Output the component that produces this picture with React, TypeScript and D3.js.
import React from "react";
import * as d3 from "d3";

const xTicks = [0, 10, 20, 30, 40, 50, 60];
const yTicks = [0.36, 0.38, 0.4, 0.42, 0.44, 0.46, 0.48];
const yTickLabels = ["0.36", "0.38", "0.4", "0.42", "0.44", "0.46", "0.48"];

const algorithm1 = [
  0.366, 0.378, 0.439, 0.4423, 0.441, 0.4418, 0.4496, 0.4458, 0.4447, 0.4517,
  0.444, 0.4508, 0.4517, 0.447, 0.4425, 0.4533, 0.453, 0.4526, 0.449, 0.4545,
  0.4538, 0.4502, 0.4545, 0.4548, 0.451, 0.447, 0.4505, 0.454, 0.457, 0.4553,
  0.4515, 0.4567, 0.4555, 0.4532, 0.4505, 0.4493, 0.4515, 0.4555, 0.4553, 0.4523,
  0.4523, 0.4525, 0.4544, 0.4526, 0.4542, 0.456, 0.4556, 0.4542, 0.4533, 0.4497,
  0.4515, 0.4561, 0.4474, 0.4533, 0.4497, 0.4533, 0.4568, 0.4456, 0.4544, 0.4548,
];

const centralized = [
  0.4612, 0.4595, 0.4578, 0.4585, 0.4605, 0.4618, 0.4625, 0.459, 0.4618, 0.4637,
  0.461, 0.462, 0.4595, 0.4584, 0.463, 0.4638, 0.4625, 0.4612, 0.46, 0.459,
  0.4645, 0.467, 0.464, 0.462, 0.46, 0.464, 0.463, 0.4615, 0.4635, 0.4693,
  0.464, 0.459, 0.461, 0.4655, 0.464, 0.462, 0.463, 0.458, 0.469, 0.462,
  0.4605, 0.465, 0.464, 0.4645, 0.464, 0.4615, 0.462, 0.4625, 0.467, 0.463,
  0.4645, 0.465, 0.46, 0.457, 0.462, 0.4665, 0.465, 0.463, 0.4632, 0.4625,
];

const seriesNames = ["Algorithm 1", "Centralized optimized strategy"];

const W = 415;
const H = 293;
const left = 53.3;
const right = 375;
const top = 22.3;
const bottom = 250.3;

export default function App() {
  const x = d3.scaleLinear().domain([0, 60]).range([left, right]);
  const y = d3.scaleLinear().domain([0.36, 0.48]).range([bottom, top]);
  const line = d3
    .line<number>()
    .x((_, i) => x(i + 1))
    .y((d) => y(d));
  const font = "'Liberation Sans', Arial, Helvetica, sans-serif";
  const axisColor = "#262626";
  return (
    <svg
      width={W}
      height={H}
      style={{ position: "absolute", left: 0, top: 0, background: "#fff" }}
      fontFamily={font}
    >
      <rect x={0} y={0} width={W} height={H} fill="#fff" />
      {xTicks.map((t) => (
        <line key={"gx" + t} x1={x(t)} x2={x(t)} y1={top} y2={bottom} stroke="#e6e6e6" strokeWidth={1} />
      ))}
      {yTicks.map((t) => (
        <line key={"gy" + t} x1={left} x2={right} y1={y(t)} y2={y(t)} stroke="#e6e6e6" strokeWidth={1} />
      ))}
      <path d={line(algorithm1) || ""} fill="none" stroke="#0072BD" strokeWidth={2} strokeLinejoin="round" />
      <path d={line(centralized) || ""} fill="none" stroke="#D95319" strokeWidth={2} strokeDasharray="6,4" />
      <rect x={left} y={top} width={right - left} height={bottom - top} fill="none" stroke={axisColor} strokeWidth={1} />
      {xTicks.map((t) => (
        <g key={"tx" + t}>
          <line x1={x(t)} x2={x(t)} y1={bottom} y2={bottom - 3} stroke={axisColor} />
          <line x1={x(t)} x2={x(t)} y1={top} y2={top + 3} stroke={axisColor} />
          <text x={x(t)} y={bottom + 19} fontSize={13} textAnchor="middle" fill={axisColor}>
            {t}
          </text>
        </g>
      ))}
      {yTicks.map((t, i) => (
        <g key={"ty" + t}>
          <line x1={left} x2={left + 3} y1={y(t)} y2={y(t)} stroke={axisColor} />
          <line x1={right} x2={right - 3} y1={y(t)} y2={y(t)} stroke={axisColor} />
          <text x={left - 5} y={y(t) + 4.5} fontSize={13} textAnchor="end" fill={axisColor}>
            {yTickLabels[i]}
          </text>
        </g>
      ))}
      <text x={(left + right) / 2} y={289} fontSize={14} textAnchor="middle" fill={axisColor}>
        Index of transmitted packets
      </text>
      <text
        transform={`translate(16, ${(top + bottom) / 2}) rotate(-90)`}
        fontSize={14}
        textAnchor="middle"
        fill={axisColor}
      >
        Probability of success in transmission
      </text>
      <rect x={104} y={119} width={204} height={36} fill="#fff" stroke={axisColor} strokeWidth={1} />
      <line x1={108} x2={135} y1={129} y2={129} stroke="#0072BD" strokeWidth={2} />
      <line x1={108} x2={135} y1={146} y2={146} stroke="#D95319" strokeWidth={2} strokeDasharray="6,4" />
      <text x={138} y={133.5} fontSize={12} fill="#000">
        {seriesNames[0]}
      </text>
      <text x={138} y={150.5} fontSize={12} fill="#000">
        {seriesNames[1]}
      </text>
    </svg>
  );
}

════════

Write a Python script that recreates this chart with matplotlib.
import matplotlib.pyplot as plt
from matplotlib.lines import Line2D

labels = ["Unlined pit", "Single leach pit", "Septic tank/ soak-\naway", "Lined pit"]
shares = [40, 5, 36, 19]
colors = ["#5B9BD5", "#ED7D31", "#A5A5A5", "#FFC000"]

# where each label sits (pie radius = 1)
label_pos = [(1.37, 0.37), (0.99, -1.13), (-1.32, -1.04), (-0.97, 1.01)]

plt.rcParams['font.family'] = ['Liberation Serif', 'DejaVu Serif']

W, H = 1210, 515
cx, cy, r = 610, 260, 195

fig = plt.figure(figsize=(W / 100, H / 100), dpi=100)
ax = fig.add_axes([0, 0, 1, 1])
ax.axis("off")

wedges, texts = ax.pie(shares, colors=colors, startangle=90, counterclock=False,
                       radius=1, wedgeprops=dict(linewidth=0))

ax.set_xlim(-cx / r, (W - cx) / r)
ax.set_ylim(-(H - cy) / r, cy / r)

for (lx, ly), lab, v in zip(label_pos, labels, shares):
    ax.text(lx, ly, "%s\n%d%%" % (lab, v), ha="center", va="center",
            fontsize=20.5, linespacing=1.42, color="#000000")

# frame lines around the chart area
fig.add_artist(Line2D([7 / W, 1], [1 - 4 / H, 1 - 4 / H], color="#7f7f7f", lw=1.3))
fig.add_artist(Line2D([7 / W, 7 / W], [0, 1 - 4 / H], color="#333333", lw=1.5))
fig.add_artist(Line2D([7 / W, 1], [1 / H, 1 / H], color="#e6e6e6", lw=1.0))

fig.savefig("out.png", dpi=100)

════════

Find the lines containing "chart" and pull them out.

▸ RESULT FOR THIS TASK
Write a Python script that recreates this chart with matplotlib.
# frame lines around the chart area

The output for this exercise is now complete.